The problem:
Print the lines from the one that contains "Give me the Bokeh source for this chart." to the one that contains "open_y = [21.5, 30, 40.3, 46, 55, 60.3]", inclusive, exactly as they appear, and please drop any pictures.

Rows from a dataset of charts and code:
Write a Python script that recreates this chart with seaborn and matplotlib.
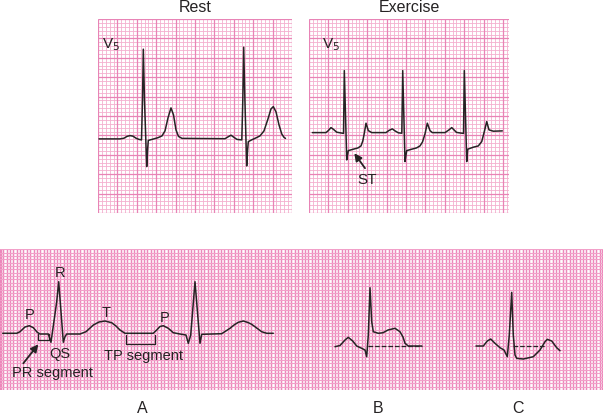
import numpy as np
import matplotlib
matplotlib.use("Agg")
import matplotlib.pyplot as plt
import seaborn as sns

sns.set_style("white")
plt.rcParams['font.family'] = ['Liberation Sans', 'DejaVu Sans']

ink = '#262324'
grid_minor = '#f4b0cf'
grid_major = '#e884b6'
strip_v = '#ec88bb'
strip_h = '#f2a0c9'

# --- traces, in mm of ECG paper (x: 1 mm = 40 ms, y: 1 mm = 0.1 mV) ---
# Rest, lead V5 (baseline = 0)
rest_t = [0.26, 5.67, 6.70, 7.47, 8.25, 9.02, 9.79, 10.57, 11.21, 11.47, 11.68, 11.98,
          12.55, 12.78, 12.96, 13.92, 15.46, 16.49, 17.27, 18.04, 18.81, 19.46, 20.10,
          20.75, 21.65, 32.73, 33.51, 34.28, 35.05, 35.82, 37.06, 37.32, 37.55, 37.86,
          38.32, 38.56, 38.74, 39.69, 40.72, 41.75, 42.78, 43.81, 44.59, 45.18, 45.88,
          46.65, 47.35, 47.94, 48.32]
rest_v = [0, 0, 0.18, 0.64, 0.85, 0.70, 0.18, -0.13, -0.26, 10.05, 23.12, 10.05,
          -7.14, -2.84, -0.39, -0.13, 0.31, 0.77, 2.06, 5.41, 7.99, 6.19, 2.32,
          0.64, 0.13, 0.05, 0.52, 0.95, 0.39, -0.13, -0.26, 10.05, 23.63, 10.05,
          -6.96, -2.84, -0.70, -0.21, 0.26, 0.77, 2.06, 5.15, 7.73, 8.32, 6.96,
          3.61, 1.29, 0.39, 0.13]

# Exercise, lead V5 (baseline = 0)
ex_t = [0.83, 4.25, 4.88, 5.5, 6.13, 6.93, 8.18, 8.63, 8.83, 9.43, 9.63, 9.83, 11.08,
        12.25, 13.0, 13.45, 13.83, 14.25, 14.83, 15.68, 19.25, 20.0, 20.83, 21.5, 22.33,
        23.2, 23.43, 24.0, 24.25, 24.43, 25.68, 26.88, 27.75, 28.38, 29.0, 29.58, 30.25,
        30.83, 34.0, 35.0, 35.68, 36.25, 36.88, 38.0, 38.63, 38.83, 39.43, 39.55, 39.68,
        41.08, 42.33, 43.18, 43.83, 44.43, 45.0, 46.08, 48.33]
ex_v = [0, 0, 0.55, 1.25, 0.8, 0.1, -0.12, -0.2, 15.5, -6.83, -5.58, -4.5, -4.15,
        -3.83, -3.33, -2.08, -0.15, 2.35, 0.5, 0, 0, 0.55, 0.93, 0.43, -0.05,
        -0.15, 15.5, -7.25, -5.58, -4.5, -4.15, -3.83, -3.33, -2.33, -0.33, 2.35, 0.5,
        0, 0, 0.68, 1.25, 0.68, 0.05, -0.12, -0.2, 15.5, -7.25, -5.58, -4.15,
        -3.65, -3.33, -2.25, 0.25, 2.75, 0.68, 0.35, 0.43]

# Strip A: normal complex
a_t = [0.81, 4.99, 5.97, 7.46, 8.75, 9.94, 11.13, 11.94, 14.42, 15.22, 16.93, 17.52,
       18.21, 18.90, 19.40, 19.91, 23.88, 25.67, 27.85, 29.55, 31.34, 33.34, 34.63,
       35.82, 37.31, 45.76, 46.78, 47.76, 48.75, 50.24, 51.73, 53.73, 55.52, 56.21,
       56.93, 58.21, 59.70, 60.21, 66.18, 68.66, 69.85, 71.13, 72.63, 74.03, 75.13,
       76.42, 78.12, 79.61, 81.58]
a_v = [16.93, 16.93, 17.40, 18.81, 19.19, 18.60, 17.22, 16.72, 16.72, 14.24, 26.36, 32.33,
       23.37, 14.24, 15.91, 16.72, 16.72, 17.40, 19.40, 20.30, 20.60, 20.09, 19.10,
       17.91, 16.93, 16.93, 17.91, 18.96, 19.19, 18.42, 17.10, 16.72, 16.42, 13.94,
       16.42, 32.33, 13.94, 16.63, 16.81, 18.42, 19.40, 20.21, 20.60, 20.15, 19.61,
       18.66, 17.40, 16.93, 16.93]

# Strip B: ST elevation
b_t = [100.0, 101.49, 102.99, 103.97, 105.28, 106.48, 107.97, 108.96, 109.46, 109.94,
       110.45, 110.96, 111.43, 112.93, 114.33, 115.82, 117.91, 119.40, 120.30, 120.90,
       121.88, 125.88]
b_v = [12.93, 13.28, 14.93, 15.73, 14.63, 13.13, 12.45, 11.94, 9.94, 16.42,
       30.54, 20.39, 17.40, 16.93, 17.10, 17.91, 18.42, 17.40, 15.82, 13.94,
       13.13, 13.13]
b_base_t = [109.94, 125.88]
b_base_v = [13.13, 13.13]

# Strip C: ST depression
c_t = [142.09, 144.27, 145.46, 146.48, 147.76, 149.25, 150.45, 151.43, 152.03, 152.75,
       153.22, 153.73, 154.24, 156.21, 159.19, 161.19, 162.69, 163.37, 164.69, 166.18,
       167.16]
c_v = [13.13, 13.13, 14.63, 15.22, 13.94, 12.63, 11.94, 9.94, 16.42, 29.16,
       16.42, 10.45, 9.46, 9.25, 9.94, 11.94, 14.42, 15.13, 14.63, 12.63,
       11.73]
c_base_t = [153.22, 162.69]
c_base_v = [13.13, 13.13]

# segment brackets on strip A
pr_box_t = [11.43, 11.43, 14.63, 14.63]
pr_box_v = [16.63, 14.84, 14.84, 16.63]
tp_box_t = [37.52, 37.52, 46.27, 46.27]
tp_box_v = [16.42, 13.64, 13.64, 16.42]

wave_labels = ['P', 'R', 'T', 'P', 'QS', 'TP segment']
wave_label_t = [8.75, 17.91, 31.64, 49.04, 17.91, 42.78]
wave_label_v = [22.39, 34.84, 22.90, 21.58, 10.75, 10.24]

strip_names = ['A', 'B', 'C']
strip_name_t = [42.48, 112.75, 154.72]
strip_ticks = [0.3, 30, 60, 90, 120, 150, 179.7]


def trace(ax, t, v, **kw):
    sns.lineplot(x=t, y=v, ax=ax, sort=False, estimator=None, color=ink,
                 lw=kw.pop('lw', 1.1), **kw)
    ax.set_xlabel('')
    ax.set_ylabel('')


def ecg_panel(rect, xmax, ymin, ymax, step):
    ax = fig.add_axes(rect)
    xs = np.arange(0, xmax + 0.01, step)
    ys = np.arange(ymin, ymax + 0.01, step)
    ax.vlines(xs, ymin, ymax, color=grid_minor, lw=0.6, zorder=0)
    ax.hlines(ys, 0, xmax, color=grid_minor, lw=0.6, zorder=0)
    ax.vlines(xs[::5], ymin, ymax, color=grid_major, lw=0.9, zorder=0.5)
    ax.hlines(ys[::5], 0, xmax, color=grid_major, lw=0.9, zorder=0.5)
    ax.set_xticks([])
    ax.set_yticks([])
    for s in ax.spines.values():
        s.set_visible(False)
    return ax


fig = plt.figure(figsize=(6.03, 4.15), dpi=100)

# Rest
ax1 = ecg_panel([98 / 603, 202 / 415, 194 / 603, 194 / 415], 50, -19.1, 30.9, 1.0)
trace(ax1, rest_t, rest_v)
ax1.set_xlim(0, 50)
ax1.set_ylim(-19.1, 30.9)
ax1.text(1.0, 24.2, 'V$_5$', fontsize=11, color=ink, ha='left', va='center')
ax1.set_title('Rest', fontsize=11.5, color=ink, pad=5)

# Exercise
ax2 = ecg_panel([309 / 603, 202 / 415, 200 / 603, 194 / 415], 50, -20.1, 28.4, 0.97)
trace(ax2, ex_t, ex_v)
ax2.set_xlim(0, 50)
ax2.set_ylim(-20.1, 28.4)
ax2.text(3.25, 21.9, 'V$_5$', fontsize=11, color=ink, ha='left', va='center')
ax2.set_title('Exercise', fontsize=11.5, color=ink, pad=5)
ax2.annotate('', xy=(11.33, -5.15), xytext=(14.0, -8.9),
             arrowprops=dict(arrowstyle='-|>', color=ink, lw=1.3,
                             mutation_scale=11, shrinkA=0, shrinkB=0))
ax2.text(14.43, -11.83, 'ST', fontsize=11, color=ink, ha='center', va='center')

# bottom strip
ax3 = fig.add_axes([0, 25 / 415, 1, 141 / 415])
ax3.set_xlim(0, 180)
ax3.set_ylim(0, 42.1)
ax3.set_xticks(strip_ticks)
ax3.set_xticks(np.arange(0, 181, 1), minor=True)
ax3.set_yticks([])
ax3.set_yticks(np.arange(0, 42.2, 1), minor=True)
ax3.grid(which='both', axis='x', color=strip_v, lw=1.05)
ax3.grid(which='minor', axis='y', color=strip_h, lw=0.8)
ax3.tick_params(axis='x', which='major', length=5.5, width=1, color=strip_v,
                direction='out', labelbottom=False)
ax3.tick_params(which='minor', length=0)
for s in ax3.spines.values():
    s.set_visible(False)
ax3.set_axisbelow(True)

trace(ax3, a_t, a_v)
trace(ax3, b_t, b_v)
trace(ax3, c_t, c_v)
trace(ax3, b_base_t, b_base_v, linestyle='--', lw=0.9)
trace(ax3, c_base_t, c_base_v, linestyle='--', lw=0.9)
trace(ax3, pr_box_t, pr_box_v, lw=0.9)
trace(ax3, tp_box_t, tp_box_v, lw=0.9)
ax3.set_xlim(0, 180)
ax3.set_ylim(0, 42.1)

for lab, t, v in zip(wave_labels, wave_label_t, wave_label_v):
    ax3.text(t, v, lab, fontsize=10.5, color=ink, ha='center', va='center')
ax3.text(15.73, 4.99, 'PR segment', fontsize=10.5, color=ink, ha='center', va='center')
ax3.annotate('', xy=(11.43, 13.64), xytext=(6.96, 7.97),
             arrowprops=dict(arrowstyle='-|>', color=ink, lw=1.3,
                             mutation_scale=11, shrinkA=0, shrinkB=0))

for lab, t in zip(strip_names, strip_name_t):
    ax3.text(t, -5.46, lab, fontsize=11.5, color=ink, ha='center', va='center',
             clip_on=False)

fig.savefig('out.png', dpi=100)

* * *

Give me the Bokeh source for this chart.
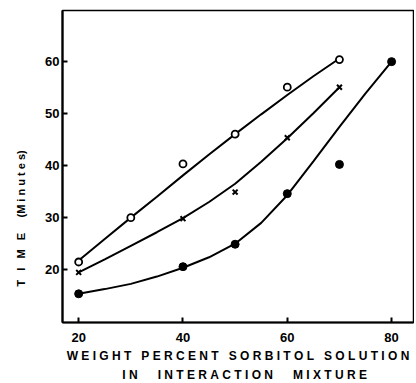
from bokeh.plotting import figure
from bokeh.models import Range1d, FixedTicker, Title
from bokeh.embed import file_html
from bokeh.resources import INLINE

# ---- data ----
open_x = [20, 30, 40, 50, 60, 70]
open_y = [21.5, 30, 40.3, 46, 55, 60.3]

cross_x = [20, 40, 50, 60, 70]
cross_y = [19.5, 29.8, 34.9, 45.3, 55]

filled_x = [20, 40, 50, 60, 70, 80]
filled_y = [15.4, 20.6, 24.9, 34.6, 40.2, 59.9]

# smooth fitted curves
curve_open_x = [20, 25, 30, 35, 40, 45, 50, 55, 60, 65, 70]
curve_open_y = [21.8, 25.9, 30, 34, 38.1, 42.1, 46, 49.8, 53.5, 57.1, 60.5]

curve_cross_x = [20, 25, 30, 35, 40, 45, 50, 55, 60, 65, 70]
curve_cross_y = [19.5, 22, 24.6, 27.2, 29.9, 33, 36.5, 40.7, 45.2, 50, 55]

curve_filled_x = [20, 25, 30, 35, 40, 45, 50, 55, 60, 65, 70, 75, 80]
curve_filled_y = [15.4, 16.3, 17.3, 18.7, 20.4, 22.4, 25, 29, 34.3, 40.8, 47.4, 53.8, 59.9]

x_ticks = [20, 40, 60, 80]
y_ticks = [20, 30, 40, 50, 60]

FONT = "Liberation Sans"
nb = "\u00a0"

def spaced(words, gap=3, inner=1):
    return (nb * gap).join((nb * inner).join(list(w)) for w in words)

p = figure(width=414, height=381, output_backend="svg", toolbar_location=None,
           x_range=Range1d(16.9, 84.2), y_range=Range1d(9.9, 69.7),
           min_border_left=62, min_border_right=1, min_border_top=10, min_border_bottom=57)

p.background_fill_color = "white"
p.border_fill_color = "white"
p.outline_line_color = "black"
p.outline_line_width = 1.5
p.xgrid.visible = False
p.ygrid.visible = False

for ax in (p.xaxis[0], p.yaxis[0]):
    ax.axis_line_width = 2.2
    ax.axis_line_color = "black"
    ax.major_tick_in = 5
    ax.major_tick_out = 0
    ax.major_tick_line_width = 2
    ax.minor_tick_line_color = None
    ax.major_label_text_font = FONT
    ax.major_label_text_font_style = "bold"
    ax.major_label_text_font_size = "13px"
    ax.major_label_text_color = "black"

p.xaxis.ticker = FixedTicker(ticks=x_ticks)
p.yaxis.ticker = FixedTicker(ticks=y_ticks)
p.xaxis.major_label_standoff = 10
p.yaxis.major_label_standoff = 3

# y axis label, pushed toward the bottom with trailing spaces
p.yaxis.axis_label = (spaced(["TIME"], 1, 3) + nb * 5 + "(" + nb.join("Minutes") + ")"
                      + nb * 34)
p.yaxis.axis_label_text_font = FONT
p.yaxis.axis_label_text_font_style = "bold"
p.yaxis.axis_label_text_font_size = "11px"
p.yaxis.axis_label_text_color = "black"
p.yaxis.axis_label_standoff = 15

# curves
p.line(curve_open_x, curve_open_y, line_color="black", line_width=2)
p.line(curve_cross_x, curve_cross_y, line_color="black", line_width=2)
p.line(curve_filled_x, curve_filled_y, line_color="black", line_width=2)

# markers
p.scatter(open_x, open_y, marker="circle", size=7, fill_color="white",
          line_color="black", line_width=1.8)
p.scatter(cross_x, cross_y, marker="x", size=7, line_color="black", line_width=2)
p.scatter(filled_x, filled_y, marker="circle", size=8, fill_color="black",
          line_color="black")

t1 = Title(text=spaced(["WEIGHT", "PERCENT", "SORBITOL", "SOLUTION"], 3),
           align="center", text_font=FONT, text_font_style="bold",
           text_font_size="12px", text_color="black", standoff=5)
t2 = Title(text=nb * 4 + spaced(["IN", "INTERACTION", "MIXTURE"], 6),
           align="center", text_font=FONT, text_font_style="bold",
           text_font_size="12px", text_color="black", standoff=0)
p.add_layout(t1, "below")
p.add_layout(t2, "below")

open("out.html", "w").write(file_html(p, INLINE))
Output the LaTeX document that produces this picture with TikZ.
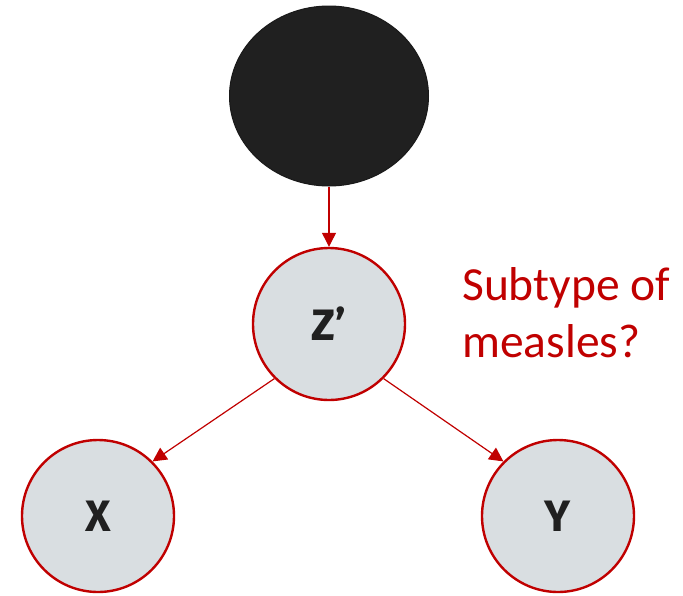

Right answer:
Give me the Bokeh source for this chart.
from bokeh.plotting import figure
from bokeh.models import Range1d, FixedTicker, Title
from bokeh.embed import file_html
from bokeh.resources import INLINE

# ---- data ----
open_x = [20, 30, 40, 50, 60, 70]
open_y = [21.5, 30, 40.3, 46, 55, 60.3]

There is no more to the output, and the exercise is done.